It's from Roman Egypt. What's the size and weight? It's probably a tetradrachm made of billion, a debased silver. The emperor is Hadrian. The reverse shows the serpent Agathodaemon standing erect right. The year is L-B, regnal year 2, 117-118. Reference: Emmett 803, year 2, rarity 1. If it is smaller it could be a diobol with the same reverse. That's a much rarer coin (at least per the book), Emmett 1111 year 2, rarity 5
It looks like an issue of Hadrian from Alexandria, but that nose on the portrait is disturbingly large. Others members of the board have better knowledge and will probably chime in with their thoughts, but the size and weight of the coin would help.
@TIF and @zumbly here are the weight and dimensions: 12.1g diameter: 23mm thickness: 4mm Is this another coin of that type (better picture, someone else's coin): Emmett 803.5 Could it be this one? Emmett 804.10 The obverse of my coin looks like the first link, but the reverse doesn't seem to match, looking more like the 2nd?
Yours is definitely Emmett 803 (Agathodaemon alone on the reverse). 804 has Agathodaemon and a Uraeus. The styles vary quite a bit even with the same type so the different appearance of yours vs the Forvm example is not concerning.
Hard to say. You'll need to search Vcoins, eBay, CoinArchives, CNG's archives, etc to get an idea. The type comes up somewhat frequently but usually in at least slightly better condition. It's still a very cool coin though!

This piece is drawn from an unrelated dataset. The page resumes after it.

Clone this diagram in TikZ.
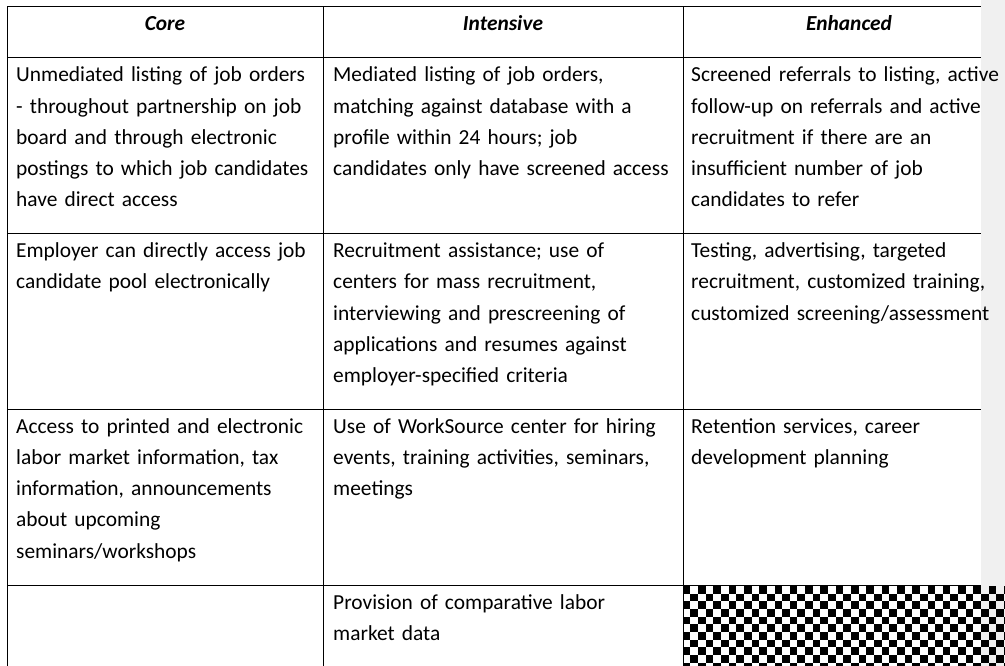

more appropriately the question was answered centuries ago.... "Everything is worth what its purchaser will pay for it." - Publius Syrius
Looks like an authentic Tet to me too....and at auctions (Forum etc) it seems to draw about $30-$75 in bids....of course if it is a scarce variety even more...but I concede such distinctions to TIF and the other more knowledgeable members here... I think it's a cool coin!!
Hi Matty. Have you been collecting modern coins? If so, the concepts and standards for ancient coins are much different. Cleaning is okay. Circulated is okay. Virtually all ancient coins are cleaned. They have to be-- they have been buried in dirt, collecting dust, or otherwise subjected to the elements for centuries or millennia.
Me too. The thing about ancient numismatics is....believe it or not there are things you simply cannot Google, but they do a fine job of it. I would Google "Doug Smith Ancient Coins" read eat, eat it, digest it, rinse and repeat.